§ **What to produce**
Word for word, quote all of the material, omitting the pictures.
<<<<
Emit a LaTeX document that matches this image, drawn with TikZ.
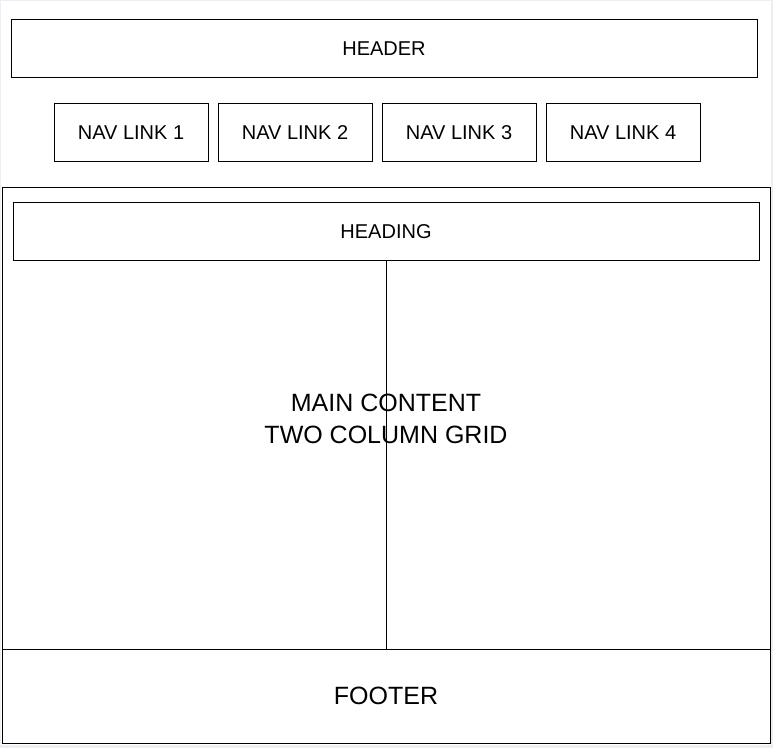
\documentclass[tikz,border=0pt]{standalone}
\usepackage{fontspec}
\setmainfont{Liberation Sans}
\definecolor{pageedge}{HTML}{EBEEF3}
\tikzset{
    boxline/.style={draw=black, line width=0.75pt},
    smalltext/.style={font=\fontsize{15}{18}\selectfont, inner sep=0pt},
    bigtext/.style={font=\fontsize{18.75}{24}\selectfont, inner sep=0pt, align=center}
}
\begin{document}
\begin{tikzpicture}[x=0.75pt, y=-0.75pt]
        \fill[pageedge] (0, 0) rectangle (773, 748);
        \fill[white] (1, 1) rectangle (770.5, 745);
        \useasboundingbox (0, 0) rectangle (773, 748);
        
        \draw[boxline] (11, 20) rectangle (757, 78);
        \node[smalltext] (header) at (384, 49) {HEADER};
        
        \draw[boxline] (54, 104) rectangle (208, 162);
        \node[smalltext] (nav1) at (131, 133) {NAV LINK 1};
        \draw[boxline] (218, 104) rectangle (372, 162);
        \node[smalltext] (nav2) at (295, 133) {NAV LINK 2};
        \draw[boxline] (382, 104) rectangle (536, 162);
        \node[smalltext] (nav3) at (459, 133) {NAV LINK 3};
        \draw[boxline] (546, 104) rectangle (700, 162);
        \node[smalltext] (nav4) at (623, 133) {NAV LINK 4};
        
        \draw[boxline] (2.5, 188) rectangle (770, 649);
        \draw[boxline] (13, 203) rectangle (759, 261);
        \node[smalltext] (heading) at (386, 232) {HEADING};
        
        \draw[boxline] (386, 261) -- (386, 649);
        \node[bigtext] (main) at (386, 419) {MAIN CONTENT\\TWO COLUMN GRID};
        
        \draw[boxline] (2.5, 649) rectangle (770, 743);
        \node[bigtext] (footer) at (386, 696) {FOOTER};
        \end{tikzpicture}
\end{document}
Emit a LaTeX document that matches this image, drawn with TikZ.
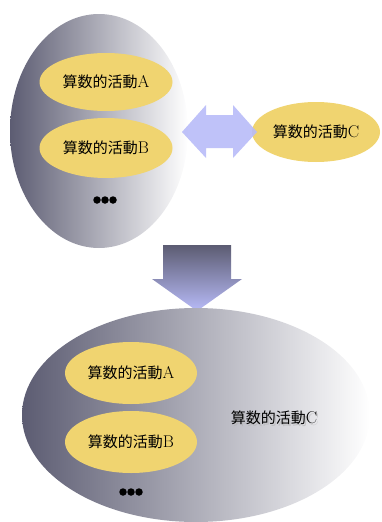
>>>>
§ **Task response**
Emit a LaTeX document that matches this image, drawn with TikZ.
\documentclass[tikz,border=0pt]{standalone}
\usepackage{fontspec}
\setmainfont{Liberation Sans}
\definecolor{pageedge}{HTML}{EBEEF3}
\tikzset{
    boxline/.style={draw=black, line width=0.75pt},
    smalltext/.style={font=\fontsize{15}{18}\selectfont, inner sep=0pt},
    bigtext/.style={font=\fontsize{18.75}{24}\selectfont, inner sep=0pt, align=center}
}
\begin{document}
\begin{tikzpicture}[x=0.75pt, y=-0.75pt]
        \fill[pageedge] (0, 0) rectangle (773, 748);
        \fill[white] (1, 1) rectangle (770.5, 745);
        \useasboundingbox (0, 0) rectangle (773, 748);
        
        \draw[boxline] (11, 20) rectangle (757, 78);
        \node[smalltext] (header) at (384, 49) {HEADER};
        
        \draw[boxline] (54, 104) rectangle (208, 162);
        \node[smalltext] (nav1) at (131, 133) {NAV LINK 1};
        \draw[boxline] (218, 104) rectangle (372, 162);
        \node[smalltext] (nav2) at (295, 133) {NAV LINK 2};
        \draw[boxline] (382, 104) rectangle (536, 162);
        \node[smalltext] (nav3) at (459, 133) {NAV LINK 3};
        \draw[boxline] (546, 104) rectangle (700, 162);
        \node[smalltext] (nav4) at (623, 133) {NAV LINK 4};
        
        \draw[boxline] (2.5, 188) rectangle (770, 649);
        \draw[boxline] (13, 203) rectangle (759, 261);
        \node[smalltext] (heading) at (386, 232) {HEADING};
        
        \draw[boxline] (386, 261) -- (386, 649);
        \node[bigtext] (main) at (386, 419) {MAIN CONTENT\\TWO COLUMN GRID};
        
        \draw[boxline] (2.5, 649) rectangle (770, 743);
        \node[bigtext] (footer) at (386, 696) {FOOTER};
        \end{tikzpicture}
\end{document}
Emit a LaTeX document that matches this image, drawn with TikZ.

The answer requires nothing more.